According to his wife, he began reporting lumps on various parts of his body starting in 2011 and was diagnosed in 2012 with Stage 4 melanoma, a deadly form of skin cancer. The military, without being more specific, ruled that the major's death occurred in the line of duty; his wife believes the cancer was caused by his exposure to toxic fumes from open-air "burn pits" in Iraq that were used to destroy waste at U.S. bases.
Another study participant is Ryan Manion Borek, whose brother, Marine Lt. Travis Manion, was killed in combat in Iraq in 2007. Borek now heads a foundation named after her brother, which seeks to assist veterans, as well as families of fallen service members.
Borek expressed hope that the study's findings will reflect the wide range of ways in which survivors respond to the deaths of their loved ones.
"We don't all fit into the same box," she said. "That's the beauty of doing a study like this - we can begin to understand all the different ways people are dealing with their loss."
A video produced by the research team conveys the breadth of the study, featuring brief interviews with some of the survivors who decided to participate.
They include a Marine Corps officer, Lisa Doring, whose Marine husband died in a helicopter crash near their base in Iraq; a mother whose only son, an Army private, was killed by friendly fire in Afghanistan; and a couple whose son, serving in the Coast Guard, committed suicide after what they described as sustained bullying and harassment.
Of all the active-duty deaths in the period being studied, about 13 percent were suicides.
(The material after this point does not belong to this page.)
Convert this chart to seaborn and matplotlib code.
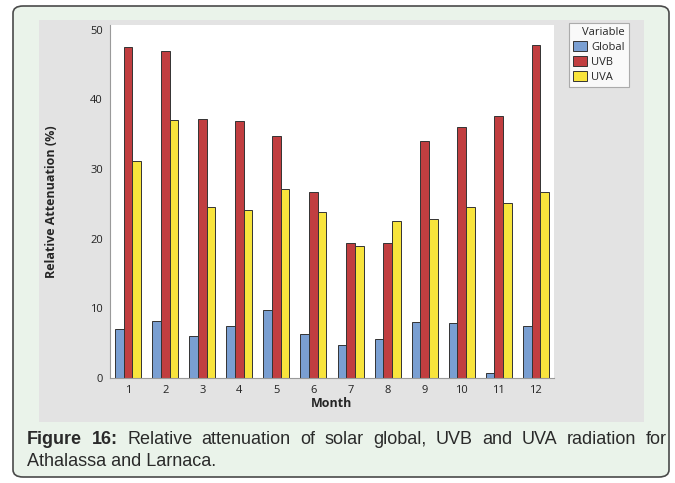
import pandas as pd
import seaborn as sns
import matplotlib.pyplot as plt
from matplotlib.patches import FancyBboxPatch, Rectangle

# Data
months = [1, 2, 3, 4, 5, 6, 7, 8, 9, 10, 11, 12]
global_att = [7.0, 8.2, 6.0, 7.4, 9.8, 6.3, 4.7, 5.6, 8.0, 7.9, 0.7, 7.5]
uvb_att = [47.5, 46.9, 37.2, 36.9, 34.7, 26.7, 19.4, 19.4, 34.1, 36.0, 37.6, 47.8]
uva_att = [31.2, 37.1, 24.6, 24.2, 27.2, 23.9, 19.0, 22.6, 22.9, 24.6, 25.1, 26.7]
variables = ["Global", "UVB", "UVA"]
colors = ["#7a9fd2", "#c13e40", "#f8e43c"]

df = pd.DataFrame({
    "Month": months * 3,
    "Variable": [v for v in variables for _ in months],
    "Value": global_att + uvb_att + uva_att,
})

sns.set_style("white")
plt.rcParams['font.family'] = ['Open Sans', 'DejaVu Sans']

W, H = 675, 483
fig = plt.figure(figsize=(W / 100, H / 100), dpi=100)
fig.patch.set_facecolor("white")

# outer rounded frame and grey chart panel
frame = FancyBboxPatch((13 / W, 6 / H), 656 / W, 471 / H,
                       boxstyle="round,pad=0,rounding_size=0.015",
                       transform=fig.transFigure, facecolor="#eaf3ea",
                       edgecolor="#4a4a4a", linewidth=1.2, zorder=0)
fig.patches.append(frame)
panel = Rectangle((39 / W, 1 - 422 / H), 605 / W, 402 / H,
                  transform=fig.transFigure, facecolor="#e3e3e3",
                  edgecolor="none", zorder=1)
fig.patches.append(panel)

ax = fig.add_axes([110 / W, 1 - 378 / H, 444 / W, 353 / H])
ax.set_zorder(2)
sns.barplot(data=df, x="Month", y="Value", hue="Variable", hue_order=variables,
            palette=colors, width=0.7, edgecolor="#333333", linewidth=0.7,
            saturation=1, ax=ax)

ax.set_ylim(0, 50.7)
ax.set_xlim(-0.49, 11.49)
ax.set_yticks([0, 10, 20, 30, 40, 50])
ax.set_facecolor("white")
for s in ["top", "right"]:
    ax.spines[s].set_visible(False)
for s in ["left", "bottom"]:
    ax.spines[s].set_color("#9a9a9a")
    ax.spines[s].set_linewidth(0.8)
ax.tick_params(axis="both", direction="out", length=3, width=0.7,
               color="#9a9a9a", labelsize=8, labelcolor="#222222", pad=2)
ax.set_xlabel("Month", fontsize=9, fontweight="bold", labelpad=1)
ax.set_ylabel("Relative Attenuation (%)", fontsize=9, fontweight="bold", labelpad=23)

leg = ax.legend(title="Variable", loc="upper left", bbox_to_anchor=(569 / W, 1 - 23 / H),
                bbox_transform=fig.transFigure, fontsize=8, title_fontsize=8,
                frameon=True, fancybox=False, edgecolor="#9a9a9a",
                handlelength=1.25, handleheight=1.0, handletextpad=0.4,
                labelspacing=0.3, borderpad=0.35, borderaxespad=0)
leg.get_frame().set_linewidth(0.8)
leg._legend_box.align = "right"

# caption, first line justified between the frame margins
cap_font = ['Liberation Sans', 'DejaVu Sans']
cap_size = 13
x0, x1 = 27, 667
y1, y2 = 1 - 440 / H, 1 - 462 / H
words = [("Figure", "bold"), ("16:", "bold")] + [
    (w, "normal") for w in
    "Relative attenuation of solar global, UVB and UVA radiation for".split()]
renderer = fig.canvas.get_renderer()
texts = []
total = 0
for w, wt in words:
    t = fig.text(0, y1, w, fontsize=cap_size, fontweight=wt, family=cap_font,
                 va="center", ha="left", color="#2a2a2a")
    wpx = t.get_window_extent(renderer).width
    texts.append((t, wpx))
    total += wpx
gap = (x1 - x0 - total) / (len(words) - 1)
x = x0
for t, wpx in texts:
    t.set_x(x / W)
    x += wpx + gap
fig.text(x0 / W, y2, "Athalassa and Larnaca.", fontsize=cap_size,
         family=cap_font, va="center", ha="left", color="#2a2a2a")

fig.savefig("out.png", dpi=100)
Accidents accounted for 35 percent, combat 30 percent, illness 15 percent and homicide 3 percent, according to Cozza.
One of the major partners for the study is the Arlington, Va.-based support group known as TAPS — the Tragedy Assistance Program for Survivors. It was founded in 1994 by Bonnie Carroll two years after her husband, a brigadier general, died in an Army plane crash.
Carroll said she was heartened that the study encompassed all types of deaths, even including service members responsible for murder-suicides.
"Regardless of how the person died, at some point in their life they stepped forward to raise their right hand and say `I will protect this nation,'" Carroll said.